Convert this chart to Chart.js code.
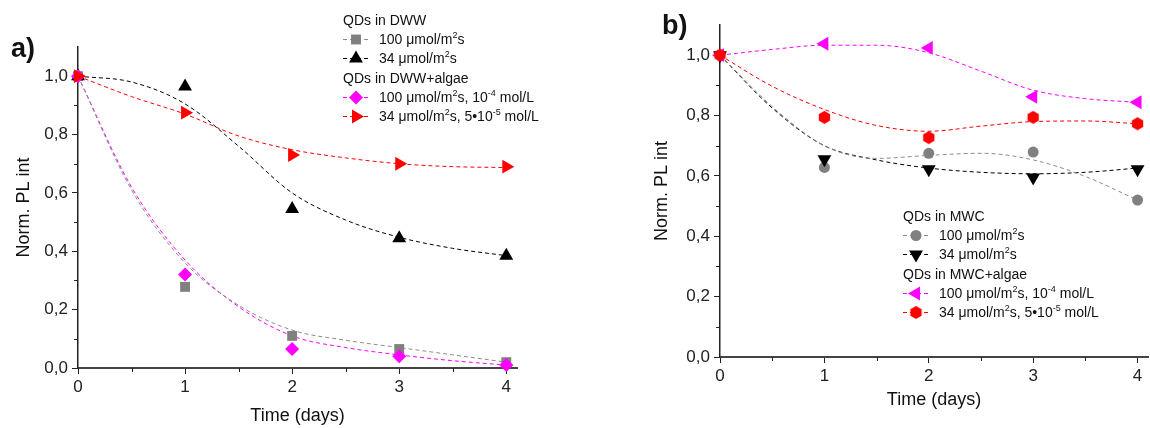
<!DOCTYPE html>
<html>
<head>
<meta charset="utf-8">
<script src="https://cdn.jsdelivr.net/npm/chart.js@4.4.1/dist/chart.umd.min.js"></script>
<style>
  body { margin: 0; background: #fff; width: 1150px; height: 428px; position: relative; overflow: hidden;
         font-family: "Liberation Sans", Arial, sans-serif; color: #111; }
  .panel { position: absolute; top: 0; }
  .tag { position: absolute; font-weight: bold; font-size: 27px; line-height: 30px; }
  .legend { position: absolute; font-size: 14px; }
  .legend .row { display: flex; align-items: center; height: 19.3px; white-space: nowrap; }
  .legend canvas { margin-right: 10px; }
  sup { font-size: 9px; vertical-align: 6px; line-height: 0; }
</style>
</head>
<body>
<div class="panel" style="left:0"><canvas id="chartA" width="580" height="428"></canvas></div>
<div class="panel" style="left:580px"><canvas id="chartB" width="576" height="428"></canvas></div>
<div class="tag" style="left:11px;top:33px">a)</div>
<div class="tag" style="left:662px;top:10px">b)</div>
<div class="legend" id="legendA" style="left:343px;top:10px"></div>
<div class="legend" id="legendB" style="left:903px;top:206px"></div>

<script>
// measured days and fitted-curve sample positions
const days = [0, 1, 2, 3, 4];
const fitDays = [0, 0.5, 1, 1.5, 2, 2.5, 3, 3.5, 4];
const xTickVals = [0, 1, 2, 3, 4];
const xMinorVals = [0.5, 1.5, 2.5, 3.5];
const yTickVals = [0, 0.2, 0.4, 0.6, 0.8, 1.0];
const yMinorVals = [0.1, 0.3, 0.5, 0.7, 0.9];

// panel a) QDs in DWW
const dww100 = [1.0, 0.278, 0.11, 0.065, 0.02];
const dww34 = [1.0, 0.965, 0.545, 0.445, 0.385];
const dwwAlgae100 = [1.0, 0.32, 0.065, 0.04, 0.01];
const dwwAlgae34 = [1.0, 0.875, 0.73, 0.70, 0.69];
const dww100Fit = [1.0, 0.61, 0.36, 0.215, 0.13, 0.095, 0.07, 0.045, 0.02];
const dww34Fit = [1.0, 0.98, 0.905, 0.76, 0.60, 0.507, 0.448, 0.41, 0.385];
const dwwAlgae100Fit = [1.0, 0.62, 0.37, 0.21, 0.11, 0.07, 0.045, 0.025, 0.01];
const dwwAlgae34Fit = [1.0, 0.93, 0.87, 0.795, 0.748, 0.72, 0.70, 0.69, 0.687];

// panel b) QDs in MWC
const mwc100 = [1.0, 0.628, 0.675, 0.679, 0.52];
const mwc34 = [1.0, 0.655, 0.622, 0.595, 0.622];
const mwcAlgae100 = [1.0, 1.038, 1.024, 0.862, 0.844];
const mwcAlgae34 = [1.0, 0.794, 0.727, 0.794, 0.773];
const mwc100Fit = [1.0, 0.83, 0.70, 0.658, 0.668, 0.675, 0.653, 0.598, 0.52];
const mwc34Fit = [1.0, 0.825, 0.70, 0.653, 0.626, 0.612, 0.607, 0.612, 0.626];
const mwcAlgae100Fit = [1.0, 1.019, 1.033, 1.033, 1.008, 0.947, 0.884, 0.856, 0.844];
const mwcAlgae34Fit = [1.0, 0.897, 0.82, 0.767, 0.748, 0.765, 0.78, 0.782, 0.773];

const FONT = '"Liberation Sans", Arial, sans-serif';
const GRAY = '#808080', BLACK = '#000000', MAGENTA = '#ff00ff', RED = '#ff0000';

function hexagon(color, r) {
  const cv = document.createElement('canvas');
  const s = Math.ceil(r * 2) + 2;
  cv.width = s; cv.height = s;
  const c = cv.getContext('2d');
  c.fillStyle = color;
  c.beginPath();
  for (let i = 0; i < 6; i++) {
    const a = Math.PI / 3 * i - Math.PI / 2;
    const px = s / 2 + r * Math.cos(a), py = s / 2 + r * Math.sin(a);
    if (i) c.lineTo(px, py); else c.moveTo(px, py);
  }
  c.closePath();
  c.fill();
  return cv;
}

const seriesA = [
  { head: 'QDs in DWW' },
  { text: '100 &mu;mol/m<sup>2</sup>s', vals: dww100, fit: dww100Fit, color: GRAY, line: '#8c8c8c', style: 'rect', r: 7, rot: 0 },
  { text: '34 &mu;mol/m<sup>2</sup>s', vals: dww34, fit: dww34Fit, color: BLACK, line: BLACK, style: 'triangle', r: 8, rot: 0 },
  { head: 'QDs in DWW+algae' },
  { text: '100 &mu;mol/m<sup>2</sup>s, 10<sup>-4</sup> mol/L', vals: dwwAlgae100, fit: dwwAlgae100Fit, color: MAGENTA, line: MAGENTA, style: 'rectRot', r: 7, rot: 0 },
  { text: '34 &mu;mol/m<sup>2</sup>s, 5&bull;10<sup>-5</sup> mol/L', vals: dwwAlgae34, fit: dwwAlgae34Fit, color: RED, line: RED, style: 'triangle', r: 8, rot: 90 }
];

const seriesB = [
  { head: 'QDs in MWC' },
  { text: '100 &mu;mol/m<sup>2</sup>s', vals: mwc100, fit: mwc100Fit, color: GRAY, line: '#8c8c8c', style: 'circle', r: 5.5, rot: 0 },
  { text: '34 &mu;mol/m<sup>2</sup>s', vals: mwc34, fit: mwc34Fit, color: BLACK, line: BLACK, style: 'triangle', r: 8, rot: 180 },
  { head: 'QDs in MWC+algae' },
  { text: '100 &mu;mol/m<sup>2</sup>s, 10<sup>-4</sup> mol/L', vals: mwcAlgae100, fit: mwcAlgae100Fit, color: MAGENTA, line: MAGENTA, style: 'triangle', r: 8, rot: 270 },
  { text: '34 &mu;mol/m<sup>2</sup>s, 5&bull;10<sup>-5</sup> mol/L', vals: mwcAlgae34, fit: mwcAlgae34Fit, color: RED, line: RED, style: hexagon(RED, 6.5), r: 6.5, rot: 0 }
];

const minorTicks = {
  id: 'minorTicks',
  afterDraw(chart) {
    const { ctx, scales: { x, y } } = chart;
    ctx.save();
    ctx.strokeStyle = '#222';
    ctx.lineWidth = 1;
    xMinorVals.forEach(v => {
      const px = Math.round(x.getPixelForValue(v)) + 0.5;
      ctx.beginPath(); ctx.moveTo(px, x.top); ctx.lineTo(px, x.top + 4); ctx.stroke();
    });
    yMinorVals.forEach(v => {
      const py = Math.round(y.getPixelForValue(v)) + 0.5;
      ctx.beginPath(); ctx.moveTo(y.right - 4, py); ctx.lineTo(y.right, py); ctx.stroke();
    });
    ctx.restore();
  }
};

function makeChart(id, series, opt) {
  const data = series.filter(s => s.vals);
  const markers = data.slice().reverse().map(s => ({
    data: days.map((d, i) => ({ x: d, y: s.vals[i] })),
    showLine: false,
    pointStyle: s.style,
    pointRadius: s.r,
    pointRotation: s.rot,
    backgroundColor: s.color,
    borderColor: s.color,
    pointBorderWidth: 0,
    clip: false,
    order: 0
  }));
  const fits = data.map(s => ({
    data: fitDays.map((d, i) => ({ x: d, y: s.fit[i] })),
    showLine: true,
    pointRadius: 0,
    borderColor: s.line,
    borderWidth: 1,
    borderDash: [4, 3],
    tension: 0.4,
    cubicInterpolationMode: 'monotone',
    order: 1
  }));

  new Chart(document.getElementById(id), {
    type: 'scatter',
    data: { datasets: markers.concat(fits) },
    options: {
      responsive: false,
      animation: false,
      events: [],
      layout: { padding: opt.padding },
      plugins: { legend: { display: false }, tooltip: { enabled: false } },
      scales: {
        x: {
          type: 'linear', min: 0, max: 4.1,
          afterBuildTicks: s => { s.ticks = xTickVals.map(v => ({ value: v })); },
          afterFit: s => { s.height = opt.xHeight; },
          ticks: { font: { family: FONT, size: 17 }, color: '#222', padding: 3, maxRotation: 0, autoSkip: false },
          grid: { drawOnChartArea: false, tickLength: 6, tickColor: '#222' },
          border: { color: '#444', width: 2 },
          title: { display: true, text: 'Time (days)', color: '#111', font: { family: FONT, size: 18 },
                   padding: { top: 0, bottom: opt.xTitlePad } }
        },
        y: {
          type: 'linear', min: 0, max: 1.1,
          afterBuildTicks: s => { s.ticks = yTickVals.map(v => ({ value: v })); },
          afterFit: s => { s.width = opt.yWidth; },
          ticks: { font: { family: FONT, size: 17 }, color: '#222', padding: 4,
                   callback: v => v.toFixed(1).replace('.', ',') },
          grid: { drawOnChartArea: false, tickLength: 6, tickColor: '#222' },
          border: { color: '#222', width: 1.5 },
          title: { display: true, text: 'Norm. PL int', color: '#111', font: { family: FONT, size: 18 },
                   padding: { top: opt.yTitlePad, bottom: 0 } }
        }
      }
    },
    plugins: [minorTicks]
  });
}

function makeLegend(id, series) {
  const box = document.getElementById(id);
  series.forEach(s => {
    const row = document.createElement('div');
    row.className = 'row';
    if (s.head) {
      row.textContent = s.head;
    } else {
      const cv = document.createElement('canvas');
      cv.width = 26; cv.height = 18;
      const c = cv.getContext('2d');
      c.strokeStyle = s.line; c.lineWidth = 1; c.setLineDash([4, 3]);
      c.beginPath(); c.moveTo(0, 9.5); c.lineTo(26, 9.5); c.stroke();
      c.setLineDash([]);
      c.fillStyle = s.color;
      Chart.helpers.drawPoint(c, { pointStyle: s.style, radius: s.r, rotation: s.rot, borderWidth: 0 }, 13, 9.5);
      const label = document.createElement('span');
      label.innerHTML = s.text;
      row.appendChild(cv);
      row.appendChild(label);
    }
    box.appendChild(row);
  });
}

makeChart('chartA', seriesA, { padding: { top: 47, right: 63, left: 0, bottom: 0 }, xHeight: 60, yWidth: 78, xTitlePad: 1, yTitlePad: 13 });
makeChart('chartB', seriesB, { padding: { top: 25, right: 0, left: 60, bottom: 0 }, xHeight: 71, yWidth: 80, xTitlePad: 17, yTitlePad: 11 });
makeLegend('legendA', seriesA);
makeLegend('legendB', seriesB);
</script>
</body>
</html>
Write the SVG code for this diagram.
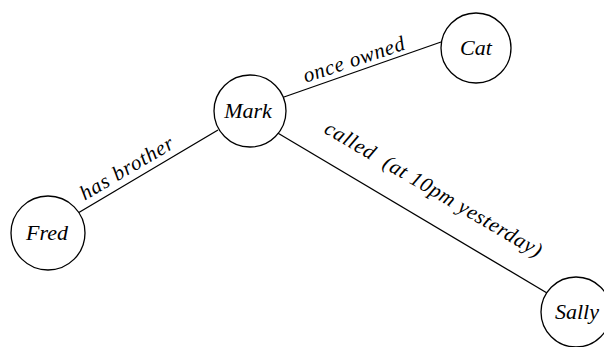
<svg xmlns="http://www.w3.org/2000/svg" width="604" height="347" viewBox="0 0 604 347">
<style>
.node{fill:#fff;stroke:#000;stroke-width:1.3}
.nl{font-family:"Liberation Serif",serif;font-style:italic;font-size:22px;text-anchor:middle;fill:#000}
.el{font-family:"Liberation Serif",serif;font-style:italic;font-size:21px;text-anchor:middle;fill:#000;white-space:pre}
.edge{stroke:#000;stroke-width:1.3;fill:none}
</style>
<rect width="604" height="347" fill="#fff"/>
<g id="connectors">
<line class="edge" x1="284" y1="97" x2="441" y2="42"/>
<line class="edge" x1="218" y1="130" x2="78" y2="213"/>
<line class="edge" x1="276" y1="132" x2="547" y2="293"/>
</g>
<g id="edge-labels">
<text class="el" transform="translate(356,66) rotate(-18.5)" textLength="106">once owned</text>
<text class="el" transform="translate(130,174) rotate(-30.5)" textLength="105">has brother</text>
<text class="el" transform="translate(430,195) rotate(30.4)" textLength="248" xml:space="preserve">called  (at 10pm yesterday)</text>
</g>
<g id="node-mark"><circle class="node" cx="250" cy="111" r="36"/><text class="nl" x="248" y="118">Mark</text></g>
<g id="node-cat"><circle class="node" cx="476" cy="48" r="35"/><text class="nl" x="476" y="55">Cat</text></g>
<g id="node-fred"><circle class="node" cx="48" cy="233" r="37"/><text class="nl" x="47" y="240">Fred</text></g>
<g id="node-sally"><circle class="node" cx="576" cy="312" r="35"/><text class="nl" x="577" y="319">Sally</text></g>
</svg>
------------------------------------
Repeat the records above exactly, from the first line through the line containing "const yMinorVals = [0.1, 0.3, 0.5, 0.7, 0.9];", and leave out the pictures.

TASK OUTPUT |
Convert this chart to Chart.js code.
<!DOCTYPE html>
<html>
<head>
<meta charset="utf-8">
<script src="https://cdn.jsdelivr.net/npm/chart.js@4.4.1/dist/chart.umd.min.js"></script>
<style>
  body { margin: 0; background: #fff; width: 1150px; height: 428px; position: relative; overflow: hidden;
         font-family: "Liberation Sans", Arial, sans-serif; color: #111; }
  .panel { position: absolute; top: 0; }
  .tag { position: absolute; font-weight: bold; font-size: 27px; line-height: 30px; }
  .legend { position: absolute; font-size: 14px; }
  .legend .row { display: flex; align-items: center; height: 19.3px; white-space: nowrap; }
  .legend canvas { margin-right: 10px; }
  sup { font-size: 9px; vertical-align: 6px; line-height: 0; }
</style>
</head>
<body>
<div class="panel" style="left:0"><canvas id="chartA" width="580" height="428"></canvas></div>
<div class="panel" style="left:580px"><canvas id="chartB" width="576" height="428"></canvas></div>
<div class="tag" style="left:11px;top:33px">a)</div>
<div class="tag" style="left:662px;top:10px">b)</div>
<div class="legend" id="legendA" style="left:343px;top:10px"></div>
<div class="legend" id="legendB" style="left:903px;top:206px"></div>

<script>
// measured days and fitted-curve sample positions
const days = [0, 1, 2, 3, 4];
const fitDays = [0, 0.5, 1, 1.5, 2, 2.5, 3, 3.5, 4];
const xTickVals = [0, 1, 2, 3, 4];
const xMinorVals = [0.5, 1.5, 2.5, 3.5];
const yTickVals = [0, 0.2, 0.4, 0.6, 0.8, 1.0];
const yMinorVals = [0.1, 0.3, 0.5, 0.7, 0.9];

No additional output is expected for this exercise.